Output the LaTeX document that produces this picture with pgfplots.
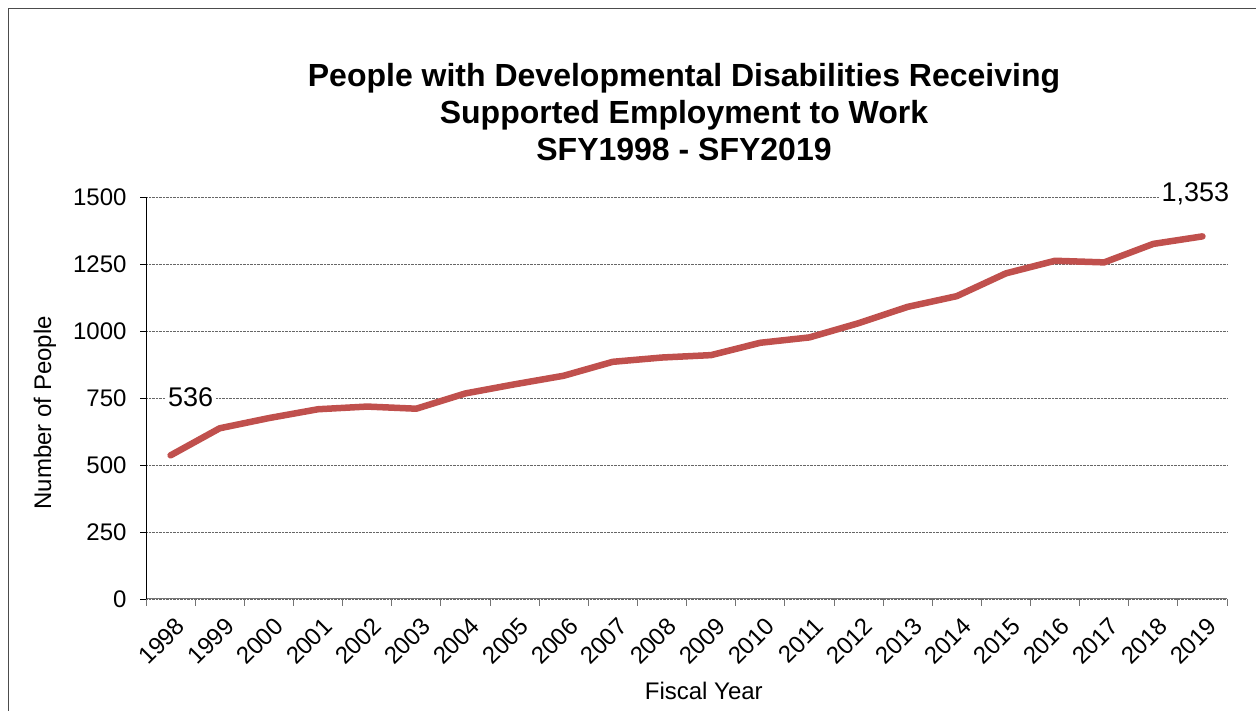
\documentclass[border=0pt]{standalone}
\usepackage{fontspec}
\setmainfont{Liberation Sans}
\usepackage{pgfplots}
\pgfplotsset{compat=1.18}
\definecolor{linered}{HTML}{C0504D}

\pgfplotstableread{
x y
0 536
1 637
2 675
3 708
4 718
5 710
6 767
7 801
8 833
9 885
10 901
11 910
12 956
13 976
14 1029
15 1090
16 1130
17 1215
18 1262
19 1256
20 1325
21 1353
}\people

\begin{document}
\begin{tikzpicture}[x=1pt,y=1pt]
\useasboundingbox (0,0) rectangle (1256,711);
\clip (0,0) rectangle (1256,711);
\draw[draw=black!70, line width=1pt] (8,702) rectangle (1300,-40);
\node[font=\fontsize{32}{37}\selectfont\bfseries, align=center] at (684,599)
  {People with Developmental Disabilities Receiving\\Supported Employment to Work\\SFY1998 - SFY2019};
\coordinate (origin) at (146,112);
\begin{axis}[
  at={(origin)}, anchor=south west,
  scale only axis, width=1081pt, height=402pt,
  xmin=-0.5, xmax=21.5, ymin=0, ymax=1500,
  axis x line*=bottom, axis y line*=left,
  x axis line style={draw=black!55, line width=1pt, -},
  y axis line style={draw=black, line width=0.8pt, -},
  tick align=outside,
  xtick={0,...,21},
  xticklabels={1998,1999,2000,2001,2002,2003,2004,2005,2006,2007,2008,2009,2010,2011,2012,2013,2014,2015,2016,2017,2018,2019},
  minor xtick={-0.5,0.5,...,21.5},
  major x tick style={draw=none},
  minor x tick style={draw=black!55, line width=0.8pt},
  minor tick length=7pt,
  ytick={0,250,...,1500},
  major tick length=6pt,
  y tick style={draw=black, line width=0.6pt},
  ymajorgrids,
  major grid style={densely dotted, draw=black!60, line width=0.8pt},
  xticklabel style={font=\fontsize{24}{24}\selectfont, xshift=4pt, yshift=-11pt, rotate=45, anchor=north east, inner sep=0pt},
  yticklabel style={font=\fontsize{24}{24}\selectfont, xshift=-10pt},
  /pgf/number format/assume math mode=true,
  yticklabel={\pgfmathprintnumber[fixed,1000 sep={}]{\tick}},
  xlabel={Fiscal Year},
  ylabel={Number of People},
  xlabel style={font=\fontsize{24}{24}\selectfont, at={(axis description cs:0.516,-0.229)}, anchor=center},
  ylabel style={font=\fontsize{24}{24}\selectfont, at={(axis description cs:-0.0934,0.463)}, anchor=center},
  clip=false,
]
\addplot[linered, line width=6.5pt, line cap=round, line join=round] table[x=x,y=y] {\people};
\node[fill=white, inner sep=3pt, font=\fontsize{27}{27}\selectfont] at (axis cs:0,536) [xshift=20pt, yshift=58pt] {536};
\node[fill=white, inner sep=3pt, font=\fontsize{27}{27}\selectfont] at (axis cs:21,1353) [xshift=-7pt, yshift=43pt] {1,353};
\end{axis}
\end{tikzpicture}
\end{document}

EXERCISE INSTRUCTIONS:
Using the listing above, gather each line that holds the string "with" and copy it.

ANSWER FOR THIS EXERCISE:
Output the LaTeX document that produces this picture with pgfplots.
  {People with Developmental Disabilities Receiving\\Supported Employment to Work\\SFY1998 - SFY2019};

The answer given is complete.